>>>

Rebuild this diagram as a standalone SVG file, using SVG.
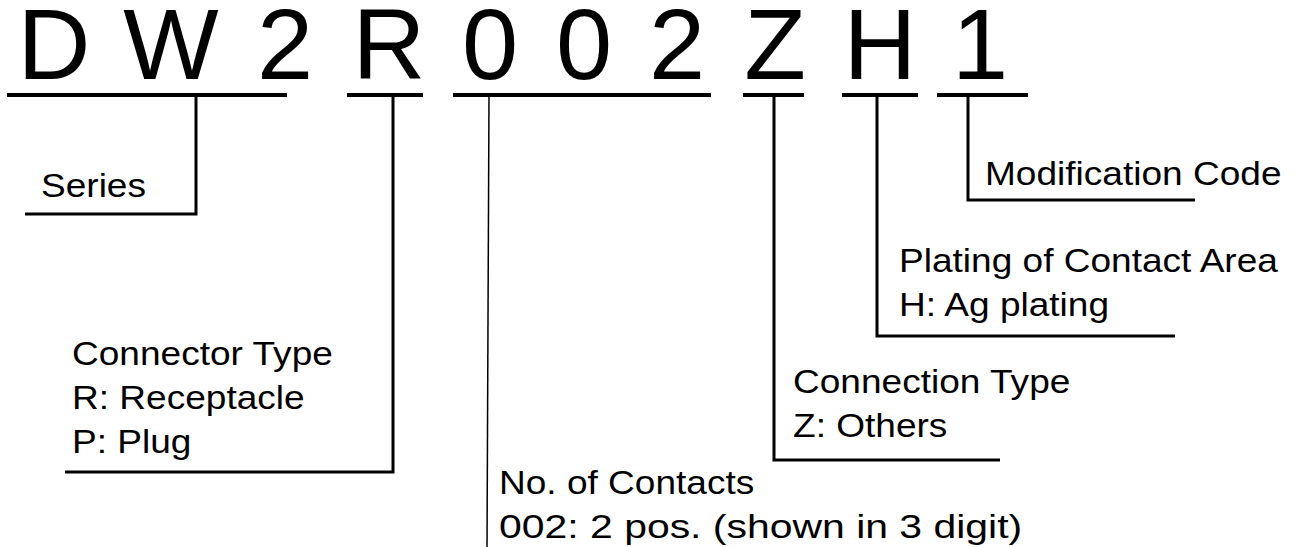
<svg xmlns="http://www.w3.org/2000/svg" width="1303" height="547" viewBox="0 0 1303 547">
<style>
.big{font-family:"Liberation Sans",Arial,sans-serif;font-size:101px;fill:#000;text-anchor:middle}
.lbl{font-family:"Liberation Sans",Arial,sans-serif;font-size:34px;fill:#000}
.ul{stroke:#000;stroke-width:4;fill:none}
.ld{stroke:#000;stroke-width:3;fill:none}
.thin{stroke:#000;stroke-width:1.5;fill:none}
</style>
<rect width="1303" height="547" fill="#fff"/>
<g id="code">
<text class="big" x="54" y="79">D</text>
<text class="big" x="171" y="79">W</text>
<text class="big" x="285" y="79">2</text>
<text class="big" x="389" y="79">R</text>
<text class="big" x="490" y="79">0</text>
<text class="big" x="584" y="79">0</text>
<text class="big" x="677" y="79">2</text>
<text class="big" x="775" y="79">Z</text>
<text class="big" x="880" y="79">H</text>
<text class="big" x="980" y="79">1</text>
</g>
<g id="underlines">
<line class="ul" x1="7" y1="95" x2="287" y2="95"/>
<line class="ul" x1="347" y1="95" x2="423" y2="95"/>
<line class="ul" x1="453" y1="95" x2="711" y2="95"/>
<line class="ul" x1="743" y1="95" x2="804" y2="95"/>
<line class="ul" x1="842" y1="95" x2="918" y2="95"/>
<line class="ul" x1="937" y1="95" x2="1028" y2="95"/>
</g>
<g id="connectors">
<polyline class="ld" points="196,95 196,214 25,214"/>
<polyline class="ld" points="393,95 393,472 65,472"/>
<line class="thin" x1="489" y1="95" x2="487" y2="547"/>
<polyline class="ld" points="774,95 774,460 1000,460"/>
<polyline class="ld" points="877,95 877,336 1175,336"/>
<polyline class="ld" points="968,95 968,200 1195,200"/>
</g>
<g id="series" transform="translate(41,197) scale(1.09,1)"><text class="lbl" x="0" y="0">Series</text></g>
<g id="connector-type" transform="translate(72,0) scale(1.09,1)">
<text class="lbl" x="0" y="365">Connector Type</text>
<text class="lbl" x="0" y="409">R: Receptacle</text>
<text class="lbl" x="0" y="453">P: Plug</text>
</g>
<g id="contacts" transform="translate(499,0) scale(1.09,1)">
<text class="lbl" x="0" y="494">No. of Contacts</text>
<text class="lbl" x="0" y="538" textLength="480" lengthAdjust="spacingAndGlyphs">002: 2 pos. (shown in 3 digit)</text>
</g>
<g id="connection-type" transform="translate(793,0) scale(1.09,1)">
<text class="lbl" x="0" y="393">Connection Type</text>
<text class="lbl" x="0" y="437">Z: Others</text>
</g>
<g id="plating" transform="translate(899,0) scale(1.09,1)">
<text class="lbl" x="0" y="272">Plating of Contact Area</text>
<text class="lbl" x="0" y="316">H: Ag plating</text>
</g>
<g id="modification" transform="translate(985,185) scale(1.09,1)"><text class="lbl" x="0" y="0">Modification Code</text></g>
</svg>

<<<

**Task directions**
Take the listing above and restate it word for word, without its pictures.

**Answer**
Rebuild this diagram as a standalone SVG file, using SVG.
<svg xmlns="http://www.w3.org/2000/svg" width="1303" height="547" viewBox="0 0 1303 547">
<style>
.big{font-family:"Liberation Sans",Arial,sans-serif;font-size:101px;fill:#000;text-anchor:middle}
.lbl{font-family:"Liberation Sans",Arial,sans-serif;font-size:34px;fill:#000}
.ul{stroke:#000;stroke-width:4;fill:none}
.ld{stroke:#000;stroke-width:3;fill:none}
.thin{stroke:#000;stroke-width:1.5;fill:none}
</style>
<rect width="1303" height="547" fill="#fff"/>
<g id="code">
<text class="big" x="54" y="79">D</text>
<text class="big" x="171" y="79">W</text>
<text class="big" x="285" y="79">2</text>
<text class="big" x="389" y="79">R</text>
<text class="big" x="490" y="79">0</text>
<text class="big" x="584" y="79">0</text>
<text class="big" x="677" y="79">2</text>
<text class="big" x="775" y="79">Z</text>
<text class="big" x="880" y="79">H</text>
<text class="big" x="980" y="79">1</text>
</g>
<g id="underlines">
<line class="ul" x1="7" y1="95" x2="287" y2="95"/>
<line class="ul" x1="347" y1="95" x2="423" y2="95"/>
<line class="ul" x1="453" y1="95" x2="711" y2="95"/>
<line class="ul" x1="743" y1="95" x2="804" y2="95"/>
<line class="ul" x1="842" y1="95" x2="918" y2="95"/>
<line class="ul" x1="937" y1="95" x2="1028" y2="95"/>
</g>
<g id="connectors">
<polyline class="ld" points="196,95 196,214 25,214"/>
<polyline class="ld" points="393,95 393,472 65,472"/>
<line class="thin" x1="489" y1="95" x2="487" y2="547"/>
<polyline class="ld" points="774,95 774,460 1000,460"/>
<polyline class="ld" points="877,95 877,336 1175,336"/>
<polyline class="ld" points="968,95 968,200 1195,200"/>
</g>
<g id="series" transform="translate(41,197) scale(1.09,1)"><text class="lbl" x="0" y="0">Series</text></g>
<g id="connector-type" transform="translate(72,0) scale(1.09,1)">
<text class="lbl" x="0" y="365">Connector Type</text>
<text class="lbl" x="0" y="409">R: Receptacle</text>
<text class="lbl" x="0" y="453">P: Plug</text>
</g>
<g id="contacts" transform="translate(499,0) scale(1.09,1)">
<text class="lbl" x="0" y="494">No. of Contacts</text>
<text class="lbl" x="0" y="538" textLength="480" lengthAdjust="spacingAndGlyphs">002: 2 pos. (shown in 3 digit)</text>
</g>
<g id="connection-type" transform="translate(793,0) scale(1.09,1)">
<text class="lbl" x="0" y="393">Connection Type</text>
<text class="lbl" x="0" y="437">Z: Others</text>
</g>
<g id="plating" transform="translate(899,0) scale(1.09,1)">
<text class="lbl" x="0" y="272">Plating of Contact Area</text>
<text class="lbl" x="0" y="316">H: Ag plating</text>
</g>
<g id="modification" transform="translate(985,185) scale(1.09,1)"><text class="lbl" x="0" y="0">Modification Code</text></g>
</svg>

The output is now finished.